A MACEDONIAN conscientious objector threatened with deportation is hoping a campaign in his adopted town of Redcar could save his family from being forced to return home.

Marjan and Lile Dimitrievski say that to return to their home would put them and their two young sons in great danger.

Today, a campaign backed by a local refugee support service and Redcar MP Vera Baird will be launched to try to persuade UK immigration authorities to let the family stay in this country.

The couple have been told they must return to their village, four miles from the border with Kosovo, because Macedonia is no longer considered to be a war zone.

But Marjan, 36, says he will be arrested and could face up to five years in jail as soon as he arrives because he refused to do his national service in the Macedonian army as he is against the concept of war.

The couple came to the North-East in May 2000 with their sons Sasha, now 11, and Miki, now eight.

Marjan says he thinks constantly about the terrors he left behind him.

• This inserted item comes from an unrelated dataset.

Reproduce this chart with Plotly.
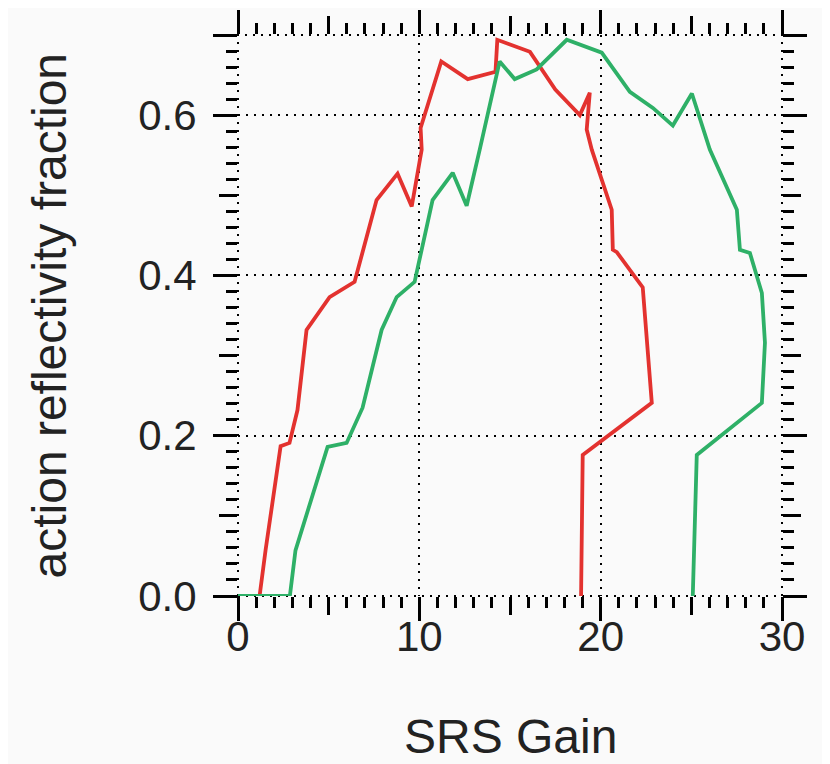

"The army will come looking for me - they came seven times to look for me in the middle of the night and my mother had to lie and said she didn't know where I was," he said.

Lile, 35, who works as a volunteer at a refugee centre in Middlesbrough and is completing a translators' course, said: "Our village is very mixed and we worked with those people. We don't want to turn the gun on our friends and neighbours, and we wouldn't feel safe.

"There is no peace. We couldn't trust anyone because of the religious problems. Too many people have been killed and everything has changed."

The boys have settled in well at their schools and have picked up distinctive Redcar accents.

Pete Widlinski, of the North-East Coalition for Asylum Rights in the Tees Valley, said: "It would be criminal to send them back. There's still an enormous amount of problems in Macedonia.

"The area where the family comes from is very near the border and there's all sorts of military incursions and mafia gangs operating with impunity."